Place the egg yolks in a medium bowl and whisk in the sugar and salt until combined. Heat the milk in a medium, heavy-bottomed saucepan until hot and steamy, swirling occasionally. Whisking constantly, slowly add the hot milk to the egg mixture. Return the pot to the stove and cook over medium-low heat, stirring constantly with a flexible heat-proof spatula, until the custard begins to “stick” to (form a film on) the bottom of the pot and/or registers 170ºF on an instant read thermometer. Immediately pour the custard into the cold matcha-y cream to stop the cooking. Cover and chill until cold, 2-4 hours or overnight.
When the custard is cold, bring a small kettle of water to a boil. Fill a medium bowl partway with ice and cool water and place the mint leaves in a strainer. When the water comes to a boil, pour the water over the mint to wilt it, and immediately plunge the wilted leaves into the ice bath. Drain the mint and squeeze dry.

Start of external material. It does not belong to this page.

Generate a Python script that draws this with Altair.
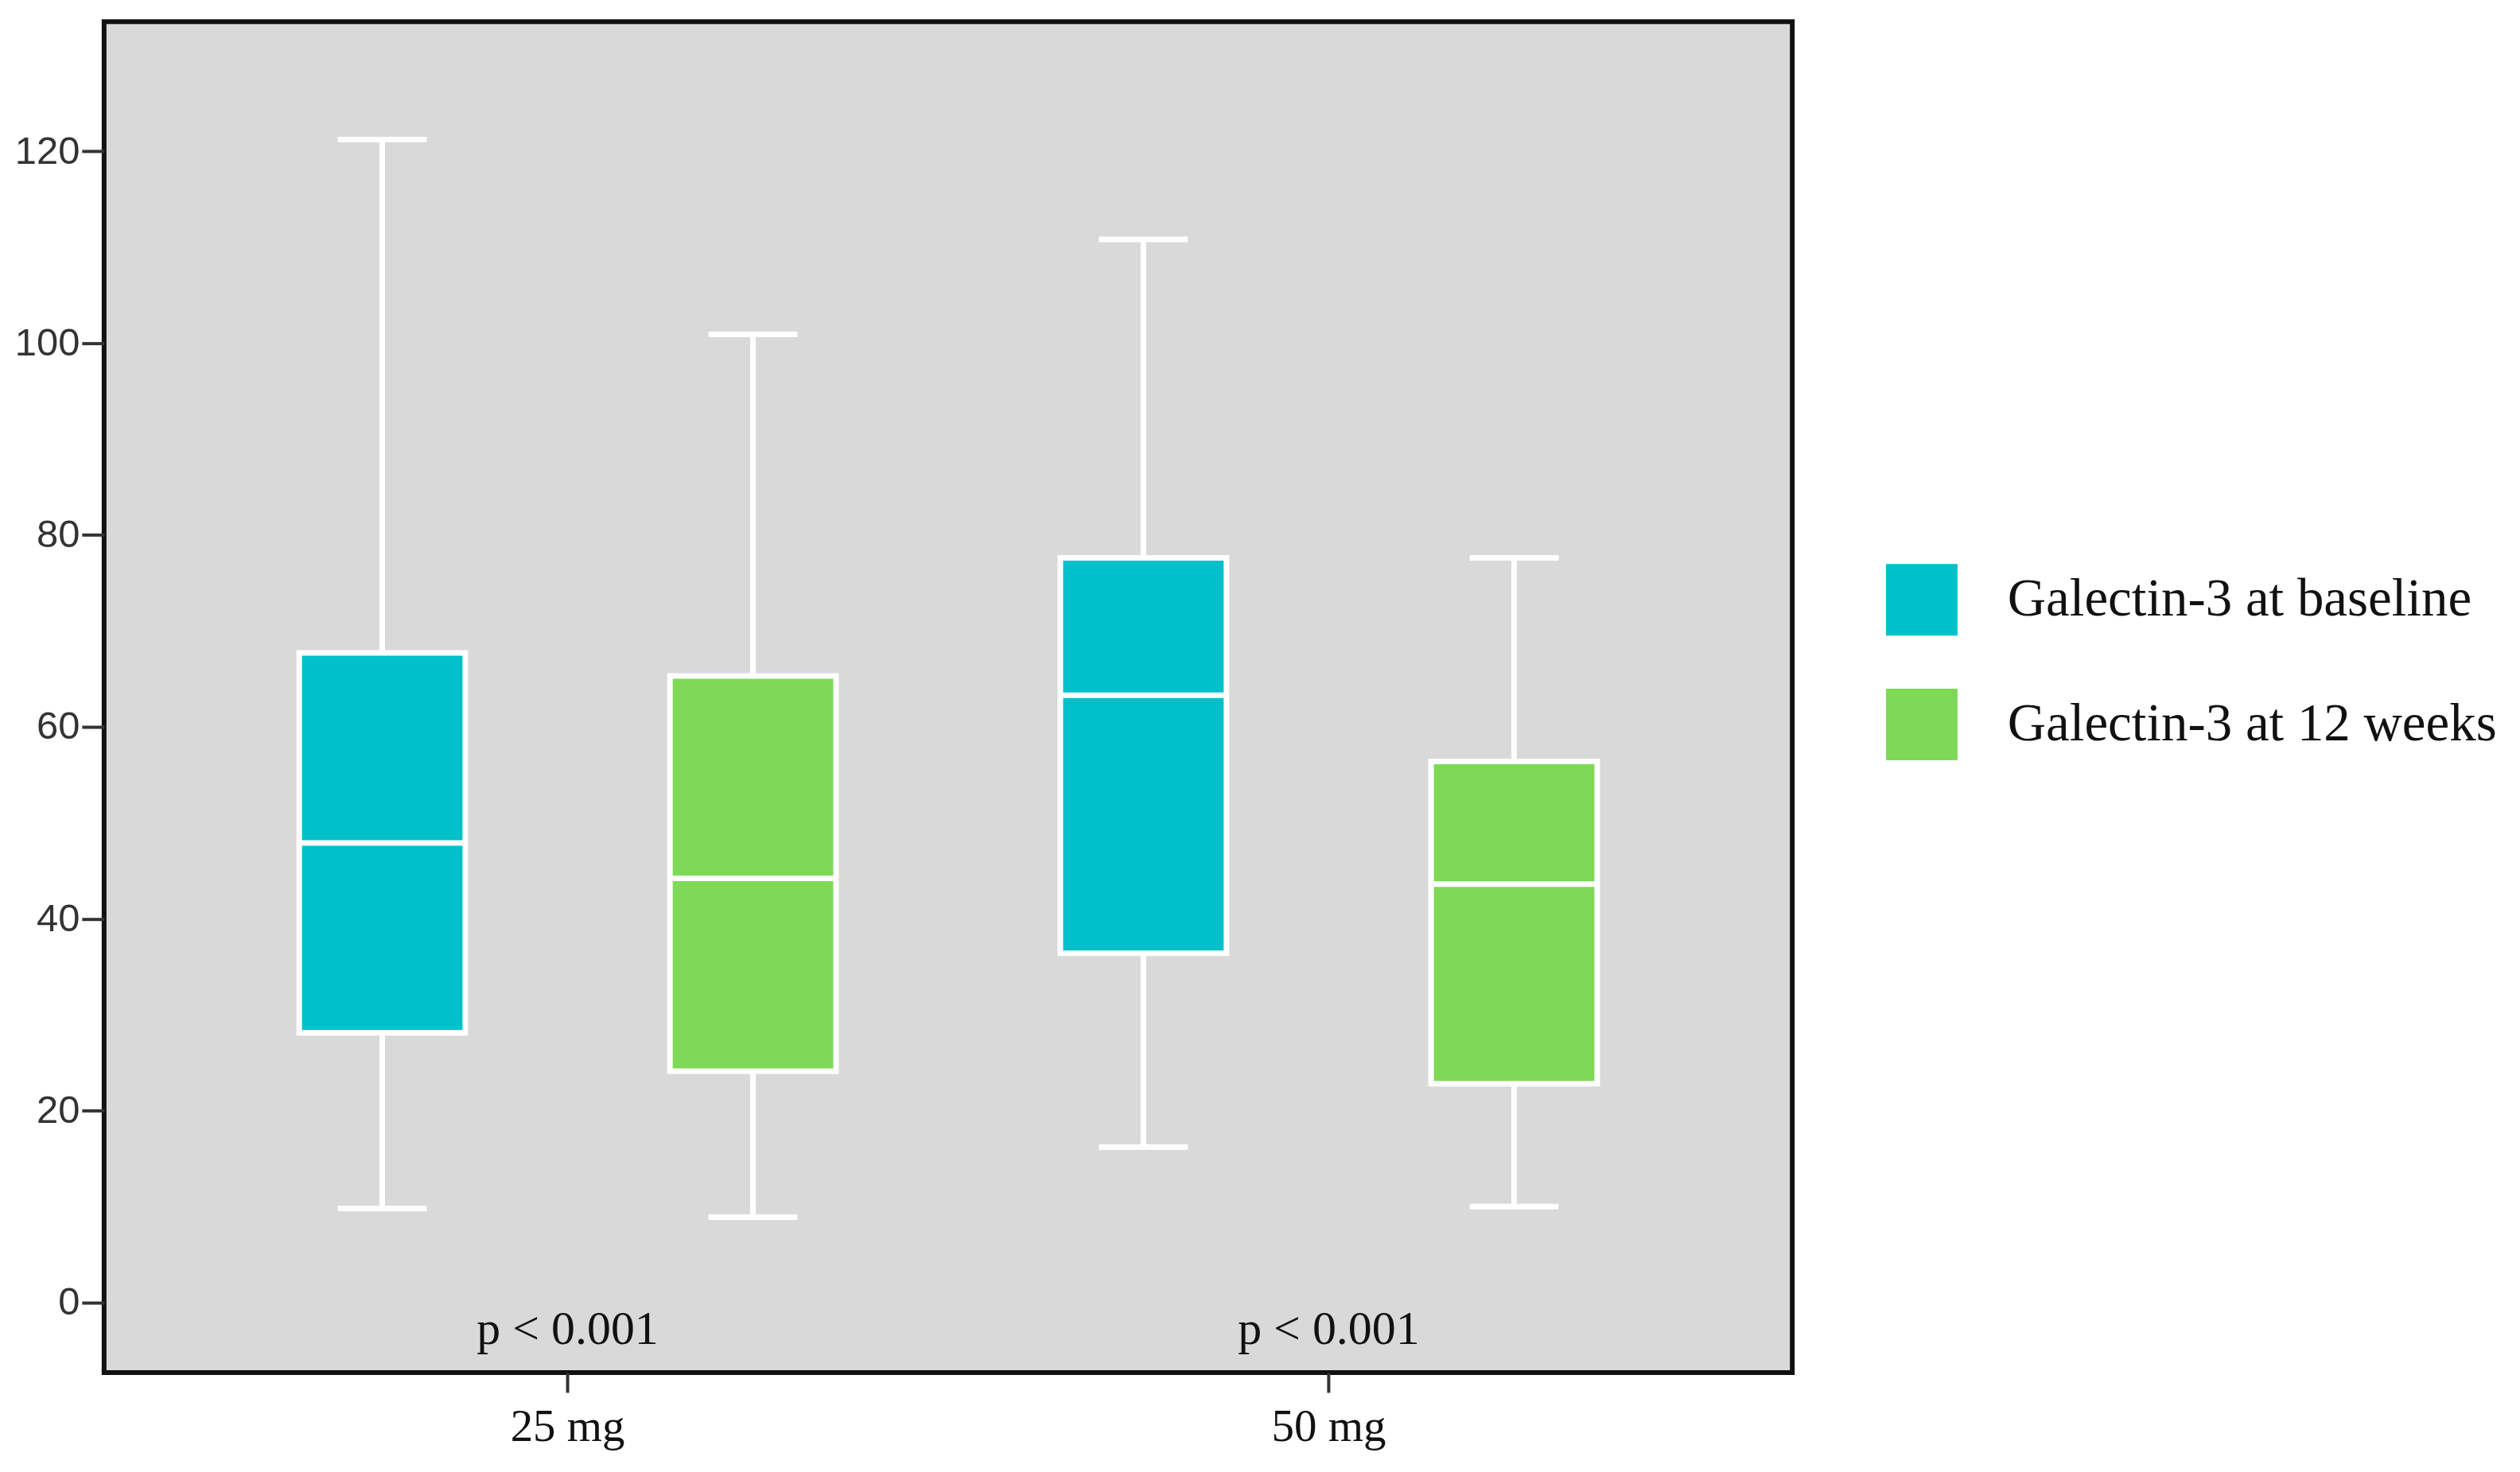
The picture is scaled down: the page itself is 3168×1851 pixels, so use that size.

Place the wilted and dried mint leaves in a blender and add half of the ice cream base. Blend until very smooth, gradually adding the rest of the base. Strain the mixture through a fine-mesh strainer, pressing on the solids to extract all the good stuff. Stir in the peppermint flavor. Chill the mixture again until very cold, 1-2 hours and up to overnight.
Place a loaf pan or other vessel in the freezer to chill. When the ice cream base is cold, churn the ice cream in an ice cream maker according to the manufacturer’s instructions. While the ice cream churns, place the chocolate in a small, heatproof bowl set over a small pot of steaming (not simmering) water. Stir until just melted and let cool slightly. The chocolate should be cool but drizzleable by the time the ice cream is done churning.
Remove the loaf pan from the freezer and drizzle some of the melted chocolate over the bottom and sides. Spread 1/3 of the ice cream over the chocolate, and drizzle with more chocolate. Repeat until you’ve used up all the ice cream and chocolate, then freeze until, well, frozen, a few hours. When firm, scoop and serve!
Store the ice cream tightly covered and with parchment paper pressed directly onto the surface to discourage ice crystals from forming. Enjoy within a month or so.